**Your instructions**:
Leave out all pictures. Return exactly the lines from the top of the material through the line containing "const bscLimitOut = [1e-6, 1e-15];".
=== Collected material ===
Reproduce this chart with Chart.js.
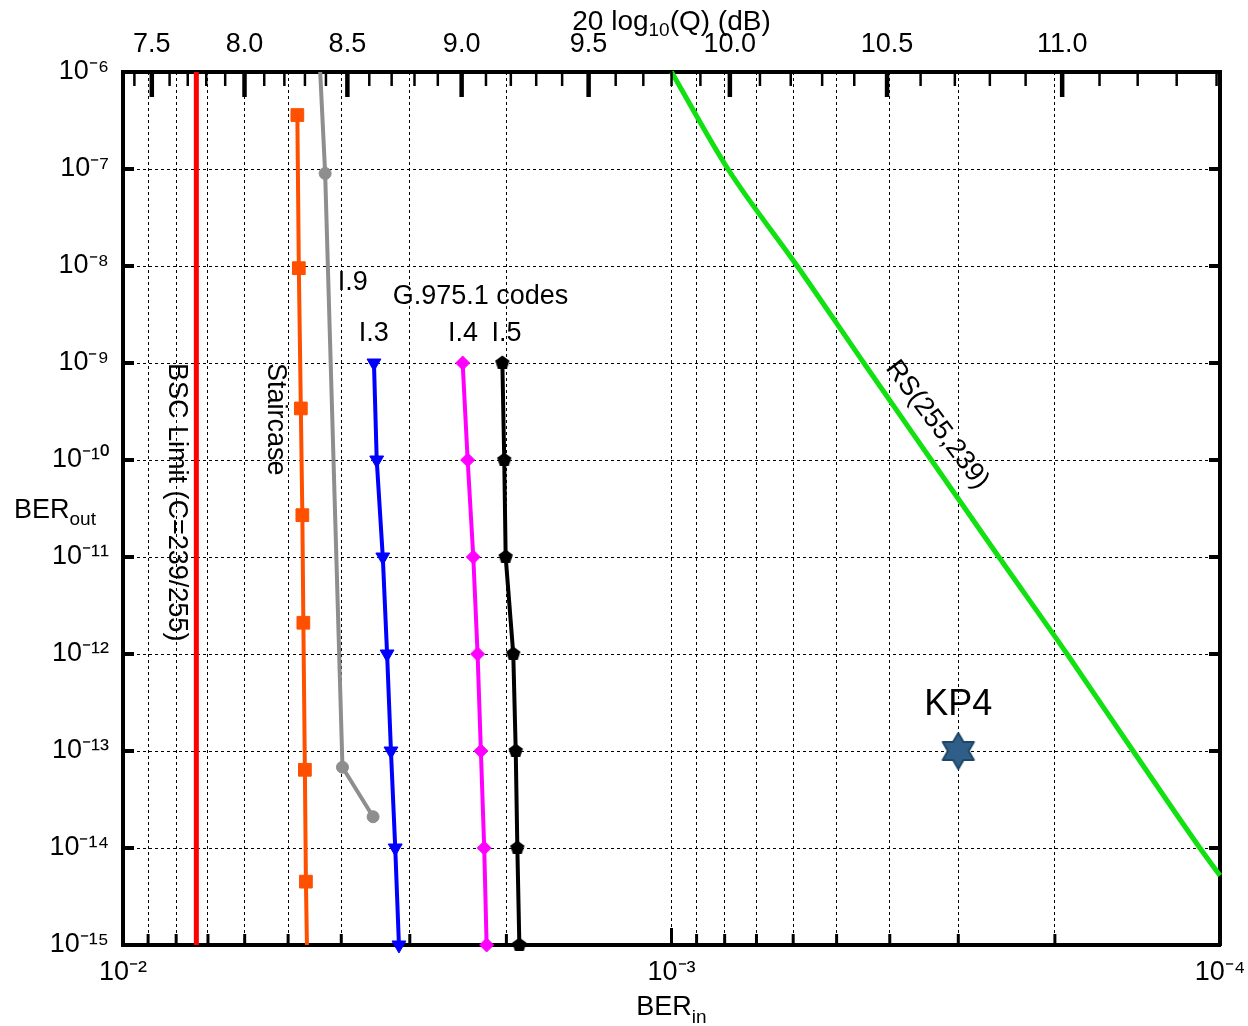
<!DOCTYPE html>
<html lang="en">
<head>
<meta charset="UTF-8" />
<title>BER out vs BER in</title>
<script src="https://cdn.jsdelivr.net/npm/chart.js"></script>
<style>
  * { margin: 0; padding: 0; box-sizing: border-box; }
  body { background: #fff; width: 1248px; height: 1026px; overflow: hidden; }
  #wrap { width: 1248px; height: 1026px; }
</style>
</head>
<body>
<div id="wrap"><canvas id="berChart" width="1248" height="1026"></canvas></div>
<script>
// values: input BER (x) and output BER (y)
const bscLimitIn  = [7.35e-3, 7.35e-3];
const bscLimitOut = [1e-6, 1e-15];

const staircaseIn  = [4.81e-3, 4.78e-3, 4.74e-3, 4.71e-3, 4.69e-3, 4.66e-3, 4.64e-3, 4.62e-3];
const staircaseOut = [3.6e-7, 9.5e-9, 3.4e-10, 2.7e-11, 2.1e-12, 6.4e-14, 4.5e-15, 1e-15];

const i9In  = [4.37e-3, 4.28e-3, 3.98e-3, 3.50e-3];
const i9Out = [1e-6, 9e-8, 6.8e-14, 2.1e-14];

const i3In  = [3.487e-3, 3.447e-3, 3.36e-3, 3.30e-3, 3.247e-3, 3.189e-3, 3.14e-3];
const i4In  = [2.403e-3, 2.353e-3, 2.298e-3, 2.257e-3, 2.226e-3, 2.195e-3, 2.173e-3];
const i5In  = [2.034e-3, 2.018e-3, 2.006e-3, 1.943e-3, 1.923e-3, 1.910e-3, 1.894e-3];
const g975Out = [1e-9, 1e-10, 1e-11, 1e-12, 1e-13, 1e-14, 1e-15];

const rsIn  = [1.0e-3, 7.89e-4, 5.90e-4, 4.46e-4, 3.36e-4, 2.53e-4, 1.90e-4, 1.44e-4, 1.088e-4, 1.0e-4];
const rsOut = [1e-6, 1e-7, 1e-8, 1e-9, 1e-10, 1e-11, 1e-12, 1e-13, 1e-14, 5.2e-15];

const kp4In  = [3.0e-4];
const kp4Out = [1e-13];

// axes
const berInDecades  = [-2, -3, -4];
const berOutDecades = [-6, -7, -8, -9, -10, -11, -12, -13, -14, -15];
const qDbMajor  = [7.5, 8.0, 8.5, 9.0, 9.5, 10.0, 10.5, 11.0];
const qDbLabels = ['7.5', '8.0', '8.5', '9.0', '9.5', '10.0', '10.5', '11.0'];
const qDbMinorFrom = 7.4, qDbMinorTo = 11.4, qDbMinorStep = 0.1;

const FONT = '"Liberation Sans", Arial, Helvetica, sans-serif';
const SUP = {'-': '\u207B', '0': '\u2070', '1': '\u00B9', '2': '\u00B2', '3': '\u00B3',
  '4': '\u2074', '5': '\u2075', '6': '\u2076', '7': '\u2077', '8': '\u2078', '9': '\u2079'};

const pts = (xs, ys) => xs.map((x, i) => ({x, y: ys[i]}));
const isPow10 = v => Math.abs(Math.log10(v) - Math.round(Math.log10(v))) < 1e-9;
const pow10Label = v => '10' + String(Math.round(Math.log10(v))).split('').map(c => SUP[c]).join('');

// Q (dB) -> BER, for the top axis
function erfc(x) {
  const z = Math.abs(x), t = 1 / (1 + 0.5 * z);
  const r = t * Math.exp(-z * z - 1.26551223 + t * (1.00002368 + t * (0.37409196 + t * (0.09678418 +
    t * (-0.18628806 + t * (0.27886807 + t * (-1.13520398 + t * (1.48851587 +
    t * (-0.82215223 + t * 0.17087277)))))))));
  return x >= 0 ? r : 2 - r;
}
const qDbToBer = db => 0.5 * erfc(Math.pow(10, db / 20) / Math.SQRT2);

const bottomTicks = [];
berInDecades.forEach(d => { for (let m = 1; m <= 9; m++) { const v = m * Math.pow(10, d); if (v <= 1.0001e-2 && v >= 0.9999e-4) bottomTicks.push(v); } });

const topTicks = [];
for (let db = qDbMinorFrom; db <= qDbMinorTo + 1e-9; db += qDbMinorStep) {
  const r = Math.round(db * 10) / 10;
  const k = qDbMajor.findIndex(m => Math.abs(m - r) < 1e-6);
  topTicks.push({value: qDbToBer(r), major: k >= 0, label: k >= 0 ? qDbLabels[k] : ''});
}
const topMajor = topTicks.filter(t => t.major);

// marker images
function pentagon(size, color) {
  const c = document.createElement('canvas'); c.width = c.height = size;
  const g = c.getContext('2d'), r = size / 2 - 0.5;
  g.beginPath();
  for (let i = 0; i < 5; i++) {
    const a = -Math.PI / 2 + i * 2 * Math.PI / 5;
    g.lineTo(size / 2 + r * Math.cos(a), size / 2 + r * Math.sin(a));
  }
  g.closePath(); g.fillStyle = color; g.fill();
  return c;
}
function hexagram(size, fill, stroke) {
  const c = document.createElement('canvas'); c.width = c.height = size;
  const g = c.getContext('2d'), R = size / 2 - 2, r = R / Math.sqrt(3);
  g.beginPath();
  for (let i = 0; i < 12; i++) {
    const a = -Math.PI / 2 + i * Math.PI / 6, rr = i % 2 ? r : R;
    g.lineTo(size / 2 + rr * Math.cos(a), size / 2 + rr * Math.sin(a));
  }
  g.closePath(); g.fillStyle = fill; g.fill();
  g.lineWidth = 2; g.lineJoin = 'round'; g.strokeStyle = stroke; g.stroke();
  return c;
}

const annotations = [
  {text: 'BSC Limit (C=239/255)', x: 8.0e-3, y: 1e-9, rot: 90, align: 'left'},
  {text: 'Staircase', x: 5.28e-3, y: 1e-9, rot: 90, align: 'left'},
  {text: 'I.9', x: 3.81e-3, y: 6.8e-9},
  {text: 'G.975.1 codes', x: 2.23e-3, y: 4.9e-9},
  {text: 'I.3', x: 3.49e-3, y: 2.0e-9},
  {text: 'I.4', x: 2.40e-3, y: 2.0e-9},
  {text: 'I.5', x: 2.0e-3, y: 2.0e-9},
  {text: 'RS(255,239)', x: 3.28e-4, y: 2.3e-10, rot: 53},
  {text: 'KP4', x: 3.0e-4, y: 3.0e-13, size: 36}
];

function drawRuns(ctx, runs, x, y, align) {
  let total = 0;
  runs.forEach(r => { ctx.font = r.size + 'px ' + FONT; r.w = ctx.measureText(r.t).width; total += r.w; });
  let cx = align === 'center' ? x - total / 2 : x;
  ctx.textAlign = 'left'; ctx.textBaseline = 'alphabetic';
  runs.forEach(r => { ctx.font = r.size + 'px ' + FONT; ctx.fillText(r.t, cx, y + (r.dy || 0)); cx += r.w; });
}

const decorations = {
  id: 'decorations',
  afterDraw(chart) {
    const {ctx, chartArea: a, scales} = chart;
    ctx.save();
    ctx.setLineDash([]);
    ctx.strokeStyle = '#000'; ctx.fillStyle = '#000'; ctx.lineCap = 'butt';
    const seg = (x1, y1, x2, y2, w) => { ctx.lineWidth = w; ctx.beginPath(); ctx.moveTo(x1, y1); ctx.lineTo(x2, y2); ctx.stroke(); };
    // inward tick marks
    scales.x.ticks.forEach(t => {
      const px = scales.x.getPixelForValue(t.value);
      const major = isPow10(t.value);
      seg(px, a.bottom, px, a.bottom - (major ? 17 : 11), 3);
    });
    topTicks.forEach(t => {
      const px = scales.x2.getPixelForValue(t.value);
      if (px < a.left || px > a.right) return;
      seg(px, a.top, px, a.top + (t.major ? 25 : 14), t.major ? 4.5 : 2.5);
    });
    scales.y.ticks.forEach(t => {
      const py = scales.y.getPixelForValue(t.value);
      seg(a.left, py, a.left + 11, py, 4);
      seg(a.right, py, a.right - 11, py, 4);
    });
    // axis titles
    drawRuns(ctx, [{t: 'BER', size: 27}, {t: 'out', size: 19, dy: 7}], a.left - 109, (a.top + a.bottom) / 2 + 9, 'left');
    drawRuns(ctx, [{t: 'BER', size: 27}, {t: 'in', size: 19, dy: 8}], (a.left + a.right) / 2, a.bottom + 70, 'center');
    drawRuns(ctx, [{t: '20 log', size: 28}, {t: '10', size: 19, dy: 6}, {t: '(Q) (dB)', size: 28}], (a.left + a.right) / 2, a.top - 42, 'center');
    // in-plot labels
    annotations.forEach(n => {
      const px = scales.x.getPixelForValue(n.x), py = scales.y.getPixelForValue(n.y);
      ctx.save();
      ctx.translate(px, py);
      if (n.rot) ctx.rotate(n.rot * Math.PI / 180);
      ctx.font = (n.size || 27) + 'px ' + FONT;
      ctx.textAlign = n.align || 'center'; ctx.textBaseline = 'middle';
      ctx.fillText(n.text, 0, 0);
      ctx.restore();
    });
    ctx.restore();
  }
};

const tickFont = {family: FONT, size: 27};
const gridOpts = {color: '#000', lineWidth: 1, drawTicks: false};
const borderOpts = {display: true, color: '#000', width: 4, dash: [3, 3]};
const line = (label, xs, ys, color, extra) => Object.assign({
  label, data: pts(xs, ys), showLine: true, borderColor: color, backgroundColor: color,
  borderWidth: 4, pointRadius: 0, pointBorderWidth: 1, pointBorderColor: color, clip: false, order: 1
}, extra || {});

new Chart(document.getElementById('berChart'), {
  type: 'scatter',
  data: {
    datasets: [
      line('BSC Limit (C=239/255)', bscLimitIn, bscLimitOut, '#ff0000', {borderWidth: 5}),
      line('Staircase', staircaseIn, staircaseOut, '#ff5000', {pointStyle: 'rect', pointRadius: [9, 9, 9, 9, 9, 9, 9, 0]}),
      line('I.9', i9In, i9Out, '#8e8e8e', {pointStyle: 'circle', pointRadius: [0, 6, 6, 6]}),
      line('I.3', i3In, g975Out, '#0000ff', {pointStyle: 'triangle', pointRotation: 180, pointRadius: 8}),
      line('I.4', i4In, g975Out, '#ff00ff', {pointStyle: 'rectRot', pointRadius: 7}),
      line('I.5', i5In, g975Out, '#000000', {pointStyle: pentagon(16, '#000'), pointRadius: 8}),
      line('RS(255,239)', rsIn, rsOut, '#11e011', {borderWidth: 5, cubicInterpolationMode: 'monotone'}),
      line('KP4', kp4In, kp4Out, '#2d5d85', {showLine: false, pointStyle: hexagram(40, '#2f5f88', '#1f4667'), pointRadius: 18})
    ]
  },
  options: {
    responsive: false,
    animation: false,
    events: [],
    layout: {padding: 0},
    plugins: {legend: {display: false}, tooltip: {enabled: false}},
    scales: {
      x: {
        type: 'logarithmic', position: 'bottom', reverse: true, min: 1e-4, max: 1e-2,
        afterBuildTicks: s => { s.ticks = bottomTicks.map(v => ({value: v})); },
        afterFit: s => { s.height = 81; },
        ticks: {autoSkip: false, maxRotation: 0, padding: 11, color: '#000', font: tickFont,
          callback: v => isPow10(v) ? pow10Label(v) : ''},
        grid: gridOpts, border: borderOpts
      },
      x2: {
        type: 'logarithmic', position: 'top', reverse: true, min: 1e-4, max: 1e-2,
        afterBuildTicks: s => { s.ticks = topMajor.map(t => ({value: t.value})); },
        afterFit: s => { s.height = 72; },
        ticks: {autoSkip: false, maxRotation: 0, padding: 11, color: '#000', font: tickFont,
          callback: (v, i) => topMajor[i].label},
        grid: {drawOnChartArea: false, drawTicks: false}, border: {display: true, color: '#000', width: 4}
      },
      y: {
        type: 'logarithmic', position: 'left', min: 1e-15, max: 1e-6,
        afterBuildTicks: s => { s.ticks = berOutDecades.map(d => ({value: Math.pow(10, d)})); },
        afterFit: s => { s.width = 123; },
        ticks: {autoSkip: false, padding: 14, color: '#000', font: tickFont, callback: v => pow10Label(v)},
        grid: gridOpts, border: borderOpts
      },
      y2: {
        type: 'logarithmic', position: 'right', min: 1e-15, max: 1e-6,
        afterFit: s => { s.width = 28; },
        ticks: {display: false},
        grid: {drawOnChartArea: false, drawTicks: false}, border: {display: true, color: '#000', width: 4}
      }
    }
  },
  plugins: [decorations]
});
</script>
</body>
</html>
===
**The solution**:
Reproduce this chart with Chart.js.
<!DOCTYPE html>
<html lang="en">
<head>
<meta charset="UTF-8" />
<title>BER out vs BER in</title>
<script src="https://cdn.jsdelivr.net/npm/chart.js"></script>
<style>
  * { margin: 0; padding: 0; box-sizing: border-box; }
  body { background: #fff; width: 1248px; height: 1026px; overflow: hidden; }
  #wrap { width: 1248px; height: 1026px; }
</style>
</head>
<body>
<div id="wrap"><canvas id="berChart" width="1248" height="1026"></canvas></div>
<script>
// values: input BER (x) and output BER (y)
const bscLimitIn  = [7.35e-3, 7.35e-3];
const bscLimitOut = [1e-6, 1e-15];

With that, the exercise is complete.